An Orion pulse unit would be just the thing for deflecting an impactor. Set off at the right distance, the jet of tungsten would spread out like a shotgun blast to *just* cover the face of the impactor. A direct and undeniable mechanical THWACK would be delivered. By spreading the impulse over the whole face, there would be less risk of actually blowing the impactor apart.
Several pulse units were described, ranging from sub-kiloton devices to several-dozen-kiloton devices. The smallest of the devices, at one-half to one kiloton, were meant to propel small ten-meter diameter Orion craft for the USAF and NASA. What we know about the USAF device is that the yield was one kiloton, had an overall diameter of 14 inches, a total weight of 189 pounds and a propellant (tungsten) weight of 75.5 pounds (34.3 kg). The total impulse delivered to the pusher plate was 453,000 lb-sec (2.01 MN-sec). This was enough so that a firing rate of approximately one per second would provide an average acceleration of well over one gee for the Orion craft.
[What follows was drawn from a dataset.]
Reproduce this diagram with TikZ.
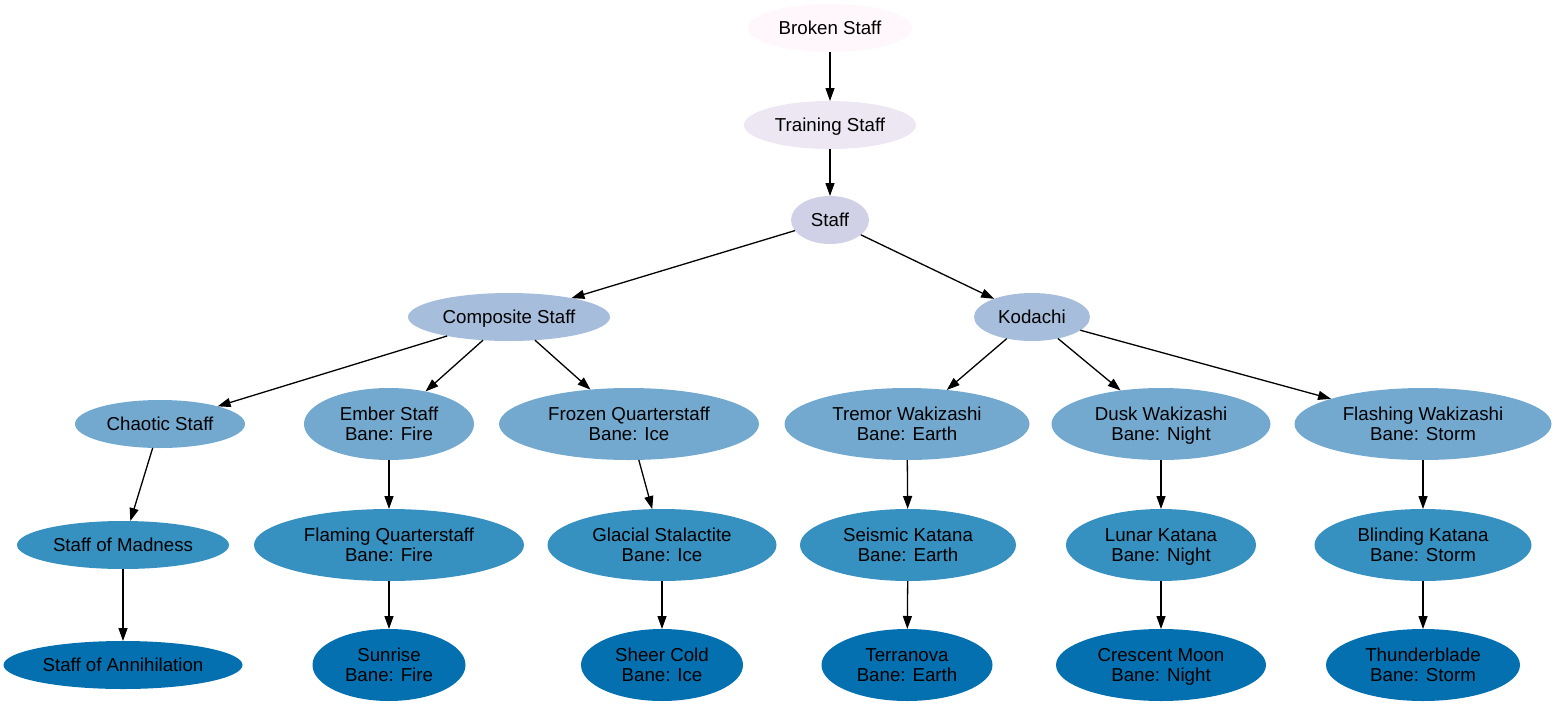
\documentclass[tikz,border=0pt]{standalone}
\usepackage{fontspec}
\setmainfont{Liberation Sans}
\usetikzlibrary{arrows.meta,shapes.geometric}
\definecolor{c1}{HTML}{FFF7FB}
\definecolor{c2}{HTML}{ECE7F2}
\definecolor{c3}{HTML}{D0D1E6}
\definecolor{c4}{HTML}{A6BDDB}
\definecolor{c5}{HTML}{74A9CF}
\definecolor{c6}{HTML}{3690C0}
\definecolor{c7}{HTML}{0570B0}
\tikzset{
  nd/.style={ellipse, draw=none, inner sep=0pt, outer sep=0pt, align=center,
    font=\fontsize{18.7}{20}\selectfont, text depth=0pt,
    execute at begin node={\rule{0pt}{13.6pt}}},
  one/.style={nd, minimum height=48pt},
  two/.style={nd, minimum height=72pt},
  edge/.style={line width=1.3pt, -{Triangle[length=13pt,width=9pt]}},
}
\begin{document}
\begin{tikzpicture}[x=1pt,y=1pt]
\useasboundingbox (0,0) rectangle (1559,-707);
\node[one, fill=c1, minimum width=164pt] (broken) at (830,-28) {Broken Staff};
\node[one, fill=c2, minimum width=172pt] (training) at (830,-125) {Training Staff};
\node[one, fill=c3, minimum width=78pt] (staff) at (830,-220) {Staff};
\node[one, fill=c4, minimum width=202pt] (composite) at (509,-317) {Composite Staff};
\node[one, fill=c4, minimum width=116pt] (kodachi) at (1032,-317) {Kodachi};
\node[one, fill=c5, minimum width=170pt] (chaotic) at (160,-424) {Chaotic Staff};
\node[two, fill=c5, minimum width=170pt] (ember) at (389,-424) {Ember Staff\\Bane: Fire};
\node[two, fill=c5, minimum width=260pt] (frozen) at (629,-424) {Frozen Quarterstaff\\Bane: Ice};
\node[two, fill=c5, minimum width=245pt] (tremor) at (907,-424) {Tremor Wakizashi\\Bane: Earth};
\node[two, fill=c5, minimum width=219pt] (dusk) at (1161,-424) {Dusk Wakizashi\\Bane: Night};
\node[two, fill=c5, minimum width=257pt] (flashing) at (1423,-424) {Flashing Wakizashi\\Bane: Storm};
\node[one, fill=c6, minimum width=212pt] (madness) at (123,-545) {Staff of Madness};
\node[two, fill=c6, minimum width=270pt] (flaming) at (389,-545) {Flaming Quarterstaff\\Bane: Fire};
\node[two, fill=c6, minimum width=229pt] (glacial) at (662,-545) {Glacial Stalactite\\Bane: Ice};
\node[two, fill=c6, minimum width=216pt] (seismic) at (908,-545) {Seismic Katana\\Bane: Earth};
\node[two, fill=c6, minimum width=190pt] (lunar) at (1161,-545) {Lunar Katana\\Bane: Night};
\node[two, fill=c6, minimum width=217pt] (blinding) at (1423,-545) {Blinding Katana\\Bane: Storm};
\node[one, fill=c7, minimum width=239pt] (annih) at (123,-665) {Staff of Annihilation};
\node[two, fill=c7, minimum width=153pt] (sunrise) at (389,-665) {Sunrise\\Bane: Fire};
\node[two, fill=c7, minimum width=162pt] (sheer) at (662,-665) {Sheer Cold\\Bane: Ice};
\node[two, fill=c7, minimum width=171pt] (terranova) at (907,-665) {Terranova\\Bane: Earth};
\node[two, fill=c7, minimum width=210pt] (crescent) at (1161,-665) {Crescent Moon\\Bane: Night};
\node[two, fill=c7, minimum width=194pt] (thunder) at (1423,-665) {Thunderblade\\Bane: Storm};
\draw[edge] (broken) -- (training);
\draw[edge] (training) -- (staff);
\draw[edge] (staff) -- (composite);
\draw[edge] (staff) -- (kodachi);
\draw[edge] (composite) -- (chaotic);
\draw[edge] (composite) -- (ember);
\draw[edge] (composite) -- (frozen);
\draw[edge] (kodachi) -- (tremor);
\draw[edge] (kodachi) -- (dusk);
\draw[edge] (kodachi) -- (flashing);
\draw[edge] (chaotic) -- (madness);
\draw[edge] (ember) -- (flaming);
\draw[edge] (frozen) -- (glacial);
\draw[edge] (tremor) -- (seismic);
\draw[edge] (dusk) -- (lunar);
\draw[edge] (flashing) -- (blinding);
\draw[edge] (madness) -- (annih);
\draw[edge] (flaming) -- (sunrise);
\draw[edge] (glacial) -- (sheer);
\draw[edge] (seismic) -- (terranova);
\draw[edge] (lunar) -- (crescent);
\draw[edge] (blinding) -- (thunder);
\end{tikzpicture}
\end{document}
The Chelyabinsk meteor had a mass, last I heard, of about 10,000,000 kilograms. Applying the pulse unit total impulse of 2.01 MN-sec, a single pulse unit should change the velocity of the asteroid by 0.2 meters per second. In Hollywood terms, this is incredibly weak and unimpressive; in real world terms, it’s pretty good.
The Chelyabinsk meteoroid in scale with an Apollo CSM and the 10-meter “USAF” Orion designed by General Atomic. Also shown is a standard pulse unit for the Orion in the proper detonation position… 76 feet away for the Orion and about 110 for the meteoroid.
With the ability to deflect the Chelyabinsk asteroid by 0.2 meters per second per pulse unit, how far in advance would the velocity change have needed to be applied to assure a miss? The meteor just barely skimmed the upper atmosphere. Another 50 kilometers further out, and it would probably not have been noticed. But let’s assume 100 km, just to be safe. So, 100,000 meters deflection at 0.2 meters per second means that interception would have had to have happened 500,000 seconds before impact… a mere 5.8 *days* out. If the asteroid could take the pounding of ten pulse units, that would drop the deflection deadline to 13.9 *hours* from impact.
But if you want to make absolutely sure, let’s deflect the asteroid by 10,000 km. If you can only be sure of a single pulse unit, the you would need to fire it 578 days prior to impact. This would be in very deep space, but well within the capability of an Orion vehicle. However, it appears that the Chelyabinsk meteoroid was not detected until the moment it entered the atmosphere over Russia. Any impactor mitigation system would have to do much better.
One clear way to aid in the detection of threatening celestial bodies is to have a sufficiency of visual and infrared telescopes, coupled with powerful radar systems. And a way to make this system even better is to locate “picket ships” in deep space… the Sol-Earth Lagrange points would seem a good choice. And how to get these picket ships out there? Orion would seem an effective means of transport. An added bonus would be that not only would impactor detection be located far from Earth, so would the actual mitigation system. By having Orion vehicles permanently stations millions of miles out, the chances of a successful early interception would be greatly increased.